People v Ramsey |
2018 NY Slip Op 07581 |
Decided on November 9, 2018 |
Appellate Division, Fourth Department |
Published by New York State Law Reporting Bureau pursuant to Judiciary Law § 431. |
This opinion is uncorrected and subject to revision before publication in the Official Reports. |
Decided on November 9, 2018 SUPREME COURT OF THE STATE OF NEW YORK Appellate Division, Fourth Judicial Department
PRESENT: WHALEN, P.J., SMITH, PERADOTTO, DEJOSEPH, AND TROUTMAN, JJ.
1078 KA 17-00161
v
MICHAEL F. RAMSEY, DEFENDANT-APPELLANT.
ROSALYN B. AKALONU, NEW CITY, FOR DEFENDANT-APPELLANT.
SANDRA DOORLEY, DISTRICT ATTORNEY, ROCHESTER (DANIEL GROSS OF COUNSEL), FOR RESPONDENT.
Appeal, by permission of a Justice of the Appellate Division of the Supreme Court in the Fourth Judicial Department, from an order of the Monroe County Court (Douglas A. Randall, J.), entered November 28, 2016. The order denied the motion of defendant to set aside his sentence pursuant to CPL 440.20.
It is hereby ORDERED that the order so appealed from is unanimously affirmed.
Memorandum: Defendant appeals from an order that denied his motion pursuant to CPL 440.20 seeking to set aside the sentence imposed upon his conviction of, inter alia, three counts each of attempted robbery in the first degree (Penal Law §§ 110.00, 160.15 [2]) and criminal possession of a weapon in the second degree
(former § 265.03), and one count of criminal possession of a weapon in the third degree (former § 265.02 [4]). Defendant was sentenced on that conviction to concurrent and consecutive terms of imprisonment amounting to an aggregate term of 25 to 50 years, after being reduced by operation of law (see Penal Law § 70.30 [1] [e] [i], [vi]). Defendant's conviction stems from his armed robbery of a market, during which he shot a cashier. We previously affirmed the judgment of conviction (People v Ramsey, 199 AD2d 985 [4th Dept 1993], lv denied 83 NY2d 857 [1994]), and now conclude that defendant has not met his burden of proving by a preponderance of the evidence that the consecutive sentencing was "unauthorized, illegally imposed or otherwise invalid as a matter of law" (CPL 440.20 [1]; see People v Young, 143 AD3d 1242, 1243 [4th Dept 2016], lv denied 28 NY3d 1128 [2016]).
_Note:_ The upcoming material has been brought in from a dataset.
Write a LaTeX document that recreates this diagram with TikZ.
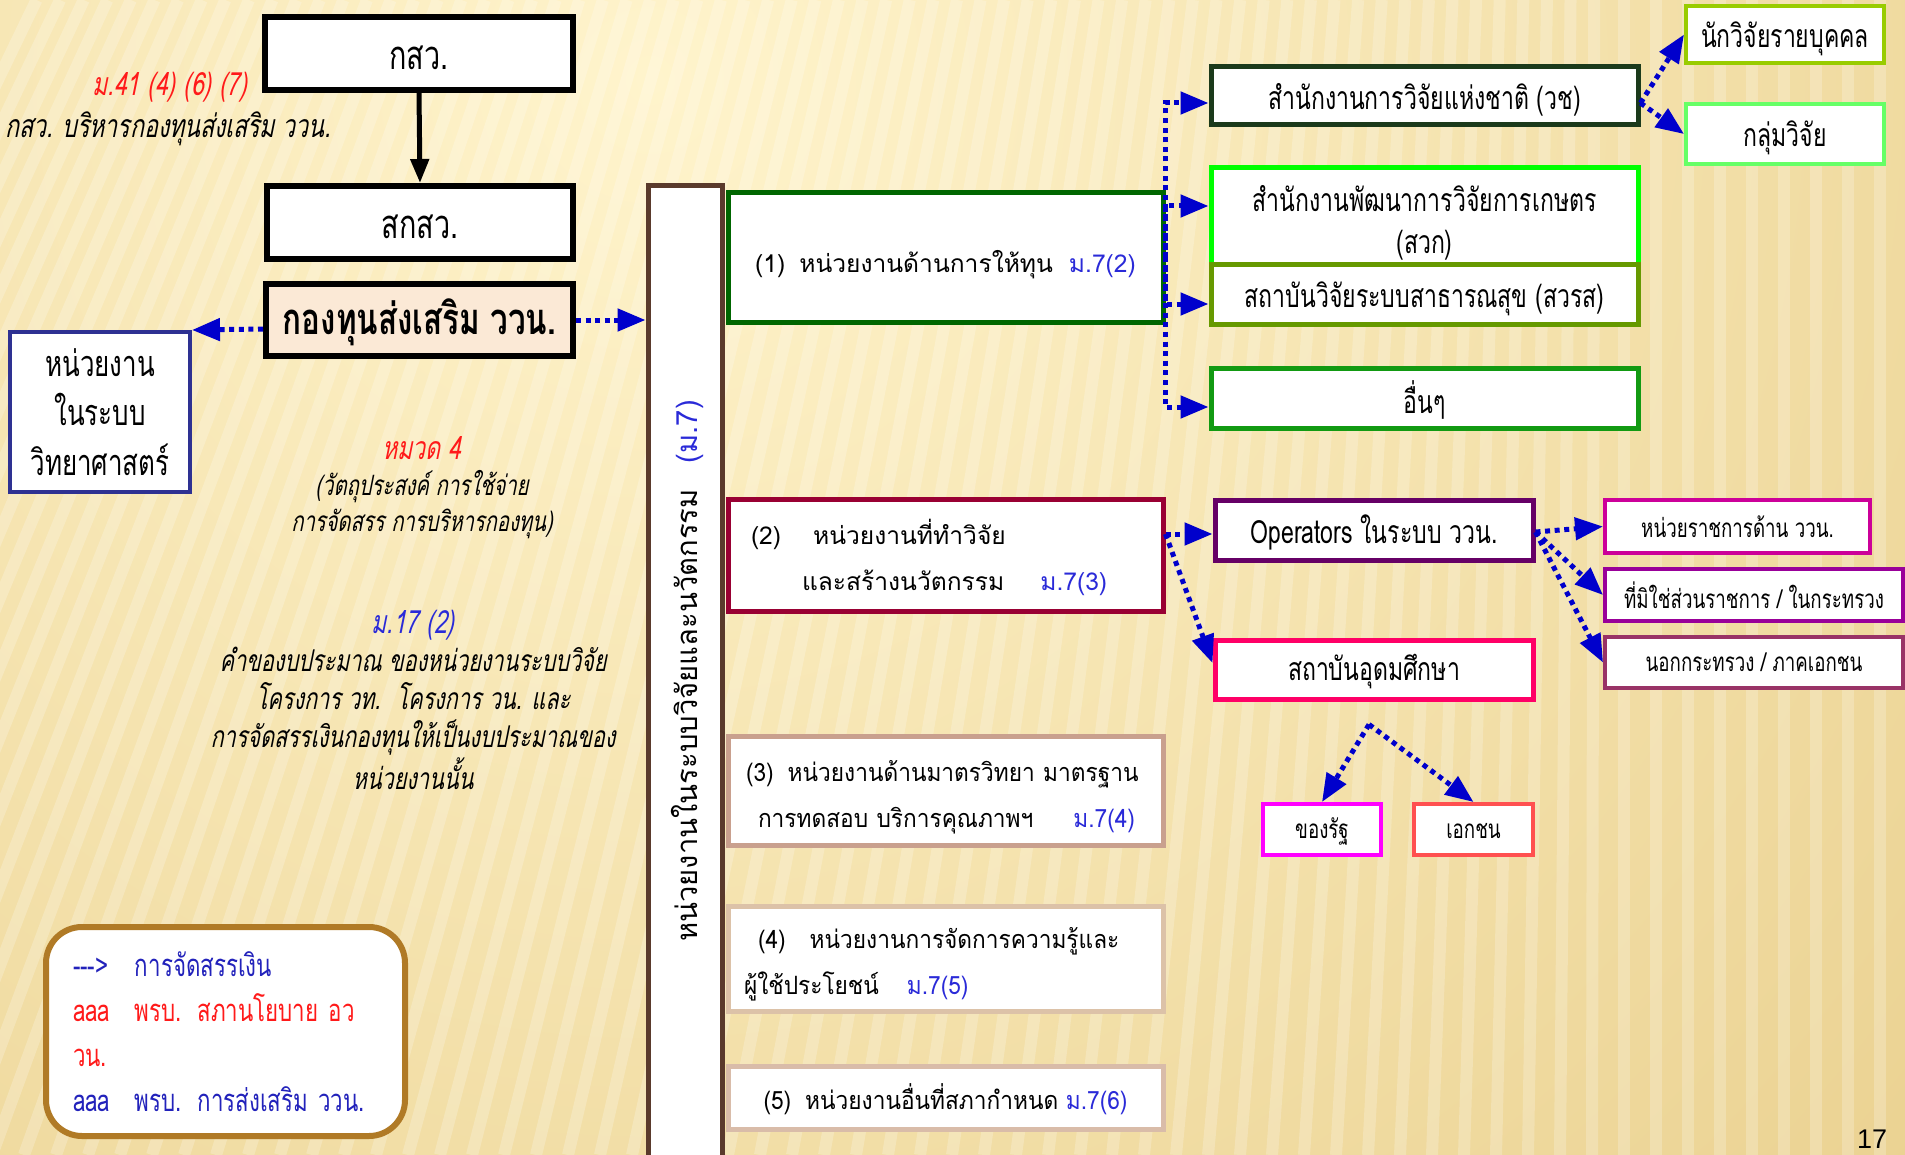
\documentclass[tikz,border=0pt]{standalone}
\usepackage{fontspec}
\setmainfont{Loma}[Script=Thai]
\newfontfamily\thn{Loma}[Script=Thai,FakeStretch=0.9]
\newfontfamily\thc{Loma}[Script=Thai,FakeStretch=0.72]
\newfontfamily\thci{Loma}[Script=Thai,FakeStretch=0.72,FakeSlant=0.2]
\newfontfamily\numf{Liberation Sans}
\usetikzlibrary{arrows.meta,calc}
\definecolor{cblue}{HTML}{0000CC}
\definecolor{mblue}{HTML}{2A2AD8}
\definecolor{tred}{HTML}{FF1A1A}
\definecolor{lblue}{HTML}{2222BB}
\definecolor{fundfill}{HTML}{FBE9D6}
\definecolor{scib}{HTML}{2E3192}
\definecolor{barb}{HTML}{5A3A2C}
\definecolor{legb}{HTML}{B07A26}
\definecolor{cA}{HTML}{006600}
\definecolor{cB}{HTML}{990033}
\definecolor{cC}{HTML}{C9A08E}
\definecolor{cD}{HTML}{DCC2A8}
\definecolor{cE}{HTML}{D9BCA9}
\definecolor{cvc}{HTML}{1B3A1B}
\definecolor{csk}{HTML}{00FF00}
\definecolor{csr}{HTML}{669900}
\definecolor{coth}{HTML}{129A12}
\definecolor{cind}{HTML}{99CC00}
\definecolor{cgrp}{HTML}{66FF66}
\definecolor{cop}{HTML}{660066}
\definecolor{cuni}{HTML}{FF0066}
\definecolor{cgov}{HTML}{CC0099}
\definecolor{cng}{HTML}{990099}
\definecolor{cpr}{HTML}{993366}
\definecolor{cst}{HTML}{FF00FF}
\definecolor{cpu}{HTML}{FF5050}
\definecolor{bgI}{HTML}{FFF4CC}
\definecolor{bgO}{HTML}{DDBB6A}
\newcommand{\dn}[2][2pt]{\raisebox{-#1}[\height][\depth]{#2}}
\tikzset{
  box/.style={draw, fill=white, line width=2.5pt, inner sep=0pt, align=center, text=black},
  tbox/.style={box, line width=3pt, font=\thc\fontsize{20}{24}\selectfont},
  conn/.style={draw=cblue, line width=2.5pt, dash pattern=on 2.5pt off 2.3pt, -{Triangle[length=14pt,width=11pt]}},
  note/.style={inner sep=0pt, align=center, font=\thci\fontsize{16}{19}\selectfont},
  ubox/.style={box, font=\fontsize{12.3}{23}\selectfont},
  nbox/.style={box, font=\thn\fontsize{12.6}{23}\selectfont},
  cbox/.style={box, font=\thc\fontsize{16}{21}\selectfont},
  sbox/.style={box, line width=2pt, font=\thc\fontsize{13}{16}\selectfont},
}
\begin{document}
\begin{tikzpicture}[x=0.5pt,y=-0.5pt]
\useasboundingbox (0,0) rectangle (1905,1155);
% background
\begin{scope}
\clip (0,0) rectangle (1905,1155);
\shade[inner color=bgI, outer color=bgO] (650,80) circle (2800);
\foreach \k in {0,...,80} {
  \pgfmathsetmacro{\xb}{-520+\k*32}
  \pgfmathsetmacro{\xt}{\xb+420*max(0,1-\xb/1600)}
  \draw[white, opacity=0.22, line width=6pt] (\xt,0) -- (\xb,1155);
}
\end{scope}

% left column
\node[tbox, minimum width=154pt, minimum height=36.5pt] (ksw) at (419,53.5) {\dn{กสว.}};
\node[tbox, minimum width=153pt, minimum height=36.5pt] (sksw) at (420,222.5) {\dn{สกสว.}};
\node[tbox, fill=fundfill, minimum width=153.5pt, minimum height=36pt, font=\thc\bfseries\fontsize{21.8}{24}\selectfont] (fund) at (419.5,320) {\dn[1pt]{กองทุนส่งเสริม ววน.}};
\node[box, draw=scib, line width=2pt, minimum width=90pt, minimum height=80pt, font=\thc\fontsize{18}{24.75}\selectfont] (sci) at (100,412) {หน่วยงาน\\ในระบบ\\วิทยาศาสตร์};

\node[note, text=tred] (m41) at (170,87) {ม.41 (4) (6) (7)};
\node[note] (kswnote) at (168,129) {กสว. บริหารกองทุนส่งเสริม ววน.};
\node[note, font=\thci\fontsize{14}{18}\selectfont] (h4) at (422,488) {\textcolor{tred}{\fontsize{16}{18}\selectfont หมวด 4}\\(วัตถุประสงค์ การใช้จ่าย\\การจัดสรร การบริหารกองทุน)};
\node[note, font=\thci\fontsize{15}{19}\selectfont] (m17) at (413,700) {\textcolor{mblue}{\fontsize{16}{19}\selectfont ม.17 (2)}\\คำของบประมาณ ของหน่วยงานระบบวิจัย\\โครงการ วท.\hspace{8pt}โครงการ วน. และ\\การจัดสรรเงินกองทุนให้เป็นงบประมาณของ\\หน่วยงานนั้น};

\node[draw=legb, line width=3pt, fill=white, rounded corners=18pt, minimum width=179.5pt, minimum height=104.5pt, inner xsep=13.5pt, inner ysep=0pt, text width=152.5pt, align=left, font=\thc\fontsize{15.5}{22.4}\selectfont] (leg) at (225.5,1031.5) {\mbox{\textcolor{lblue}{\makebox[31pt][l]{-{}-{}->}การจัดสรรเงิน}}\\
\mbox{\textcolor{tred}{\makebox[31pt][l]{aaa}พรบ. สภานโยบาย อว}}\\
\mbox{\textcolor{tred}{วน.}}\\
\mbox{\textcolor{lblue}{\makebox[31pt][l]{aaa}พรบ. การส่งเสริม ววน.}}};

% vertical bar
\node[box, draw=barb, minimum width=37pt, minimum height=489.5pt] (bar) at (685,675.5) {};
\node[rotate=90, inner sep=0pt, font=\fontsize{14.6}{18}\selectfont] (bart) at (687,671) {หน่วยงานในระบบวิจัยและนวัตกรรม\hspace{13pt}\textcolor{mblue}{(ม.7)}};

% second column
\node[ubox, draw=cA, minimum width=217.5pt, minimum height=64.5pt] (b1) at (945.5,257.5) {\dn[3.5pt]{(1)\hspace{7pt}หน่วยงานด้านการให้ทุน\hspace{8pt}\textcolor{mblue}{ม.7(2)}}};
\node[ubox, draw=cB, minimum width=217.5pt, minimum height=56pt, inner xsep=11.5pt, text width=194.5pt, align=left] (b2) at (945.5,555) {\dn[1pt]{(2)\hspace{16pt}หน่วยงานที่ทำวิจัย}\\\dn[1pt]{\hspace*{25.5pt}และสร้างนวัตกรรม\hspace{18pt}\textcolor{mblue}{ม.7(3)}}};
\node[nbox, draw=cC, minimum width=217.5pt, minimum height=54.5pt, inner xsep=9pt, text width=199.5pt, align=left] (b3) at (945.5,790.5) {\dn[3.5pt]{(3)\hspace{7pt}หน่วยงานด้านมาตรวิทยา มาตรฐาน}\\\dn[3.5pt]{\hspace*{6pt}การทดสอบ บริการคุณภาพฯ\hspace{20pt}\textcolor{mblue}{ม.7(4)}}};
\node[nbox, draw=cD, minimum width=217.5pt, minimum height=52.5pt, inner xsep=8pt, text width=201.5pt, align=left] (b4) at (945.5,958.5) {\dn[3pt]{\hspace*{7pt}(4)\hspace{12pt}หน่วยงานการจัดการความรู้และ}\\\dn[3pt]{ผู้ใช้ประโยชน์\hspace{14pt}\textcolor{mblue}{ม.7(5)}}};
\node[nbox, draw=cE, minimum width=217.5pt, minimum height=31.5pt] (b5) at (945.5,1097.5) {\dn[1pt]{(5)\hspace{7pt}หน่วยงานอื่นที่สภากำหนด \textcolor{mblue}{ม.7(6)}}};

% third column
\node[cbox, draw=cvc, minimum width=213.5pt, minimum height=29pt] (vc) at (1424.5,96) {\dn{สำนักงานการวิจัยแห่งชาติ (วช)}};
\node[cbox, draw=csk, minimum width=213.5pt, minimum height=48.5pt] (sk) at (1424.5,216.5) {\dn[3pt]{สำนักงานพัฒนาการวิจัยการเกษตร}\\\dn[3pt]{(สวก)}};
\node[cbox, draw=csr, minimum width=213.5pt, minimum height=29.5pt] (sr) at (1424.5,294.5) {\dn{สถาบันวิจัยระบบสาธารณสุข (สวรส)}};
\node[cbox, draw=coth, minimum width=213.5pt, minimum height=30pt] (oth) at (1424.5,398) {\dn[1pt]{อื่นๆ}};

\node[cbox, draw=cind, line width=2pt, minimum width=99pt, minimum height=28.5pt] (ind) at (1785,34.5) {\dn{นักวิจัยรายบุคคล}};
\node[cbox, draw=cgrp, line width=2pt, minimum width=99pt, minimum height=30pt] (grp) at (1785,134) {\dn{กลุ่มวิจัย}};

\node[cbox, draw=cop, minimum width=159pt, minimum height=30pt] (op) at (1374,530) {\dn[1pt]{Operators ในระบบ ววน.}};
\node[cbox, draw=cuni, minimum width=159pt, minimum height=29.5pt] (uni) at (1374,669.5) {\dn[1pt]{สถาบันอุดมศึกษา}};

\node[sbox, draw=cgov, minimum width=132.5pt, minimum height=26.5pt] (gov) at (1737.5,526.5) {หน่วยราชการด้าน ววน.};
\node[sbox, draw=cng, minimum width=149pt, minimum height=26pt] (nongov) at (1754,595) {ที่มิใช่ส่วนราชการ / ในกระทรวง};
\node[sbox, draw=cpr, minimum width=149pt, minimum height=25.5pt] (priv) at (1754,662.5) {นอกกระทรวง / ภาคเอกชน};

\node[sbox, draw=cst, minimum width=59pt, minimum height=25.5pt] (stateu) at (1322,829.5) {\dn[1pt]{ของรัฐ}};
\node[sbox, draw=cpu, minimum width=59.5pt, minimum height=25.5pt] (privu) at (1473.5,829.5) {\dn[1pt]{เอกชน}};

\node[anchor=north, inner sep=0pt, font=\numf\fontsize{13.5}{16}\selectfont] (pg) at (1872,1130) {17};

% connectors
\draw[line width=2.5pt, -{Triangle[length=12pt,width=9pt]}] (ksw.south) -- (sksw.north);
\draw[conn] ([yshift=-4.5pt]fund.west) -- (sci.north east);
\draw[conn] (fund.east) -- (fund.east -| bar.west);

\draw[conn] (b1.east) |- ([yshift=-3.5pt]vc.west);
\draw[conn, dash phase=1.2pt] (b1.east) |- ([yshift=5.25pt]sk.west);
\draw[conn] (b1.east) |- ([yshift=-4.75pt]sr.west);
\draw[conn, dash phase=1.2pt] (b1.east) |- ([yshift=-4.5pt]oth.west);

\coordinate (vco) at ([yshift=-3.5pt]vc.east);
\draw[conn] (vco) -- (ind.west);
\draw[conn] (vco) -- (grp.west);

\coordinate (b2o) at ([yshift=10.5pt]b2.east);
\draw[conn] (b2o) -- (b2o -| op.west);
\draw[conn] (b2o) -- ([yshift=3.25pt]uni.west);

\coordinate (opo) at ([yshift=-1pt]op.east);
\draw[conn] (opo) -- (gov.west);
\draw[conn] (opo) -- (nongov.west);
\draw[conn] (opo) -- (priv.west);

\coordinate (br) at ([xshift=-2.5pt,yshift=-11.5pt]uni.south);
\draw[conn] (br) -- (stateu.north);
\draw[conn] (br) -- (privu.north);
\end{tikzpicture}
\end{document}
We therefore conclude that County Court properly denied the motion, and thus we affirm.
Contrary to defendant's contention, the court properly directed that the sentences imposed for the two counts of attempted robbery in the first degree related to the cashier shall run consecutively to the sentence imposed for another count of that crime related to the second victim (see generally Penal Law § 70.25 [2]; People v Couser, 28 NY3d 368, 384-385 [2016]; People v Salamone, 89 AD3d 961, 962 [2d Dept 2011], lv denied 18 NY3d 928 [2012], reconsideration denied 18 NY3d 997 [2012]). The record establishes that defendant shot the cashier outside the presence of the second victim and, only after that shooting was completed, threatened and demanded money from the second victim while displaying a firearm. It is not illegal to impose consecutive sentences where, as here, each crime "was a separate and distinct act committed against a separate victim" (Salamone, 89 AD3d at 962; see People v Laureano, 87 NY2d 640, 643 [1996]).
We further conclude that the remaining consecutive sentences imposed on the criminal possession of a weapon counts were lawful. Defendant failed to show by a preponderance of the evidence that the three counts of criminal possession of a weapon in the second degree (Penal Law § 265.03) involved the same intent, and thus the court also properly denied the motion to that extent (see generally People v Okafore, 72 NY2d 81, 87 [1988]; Young, 143 AD3d at 1243). Additionally, inasmuch as criminal possession of a weapon in the third degree (former § 265.02 [*2][4]) has no intent element and requires only knowing possession, "the issue of whether consecutive sentences require separate unlawful intents . . . is not implicated" (People v Harris, 96 AD3d 502, 503 [1st Dept 2012], affd 21 NY3d 739 [2013]). We have examined defendant's remaining contentions and conclude that they are without merit.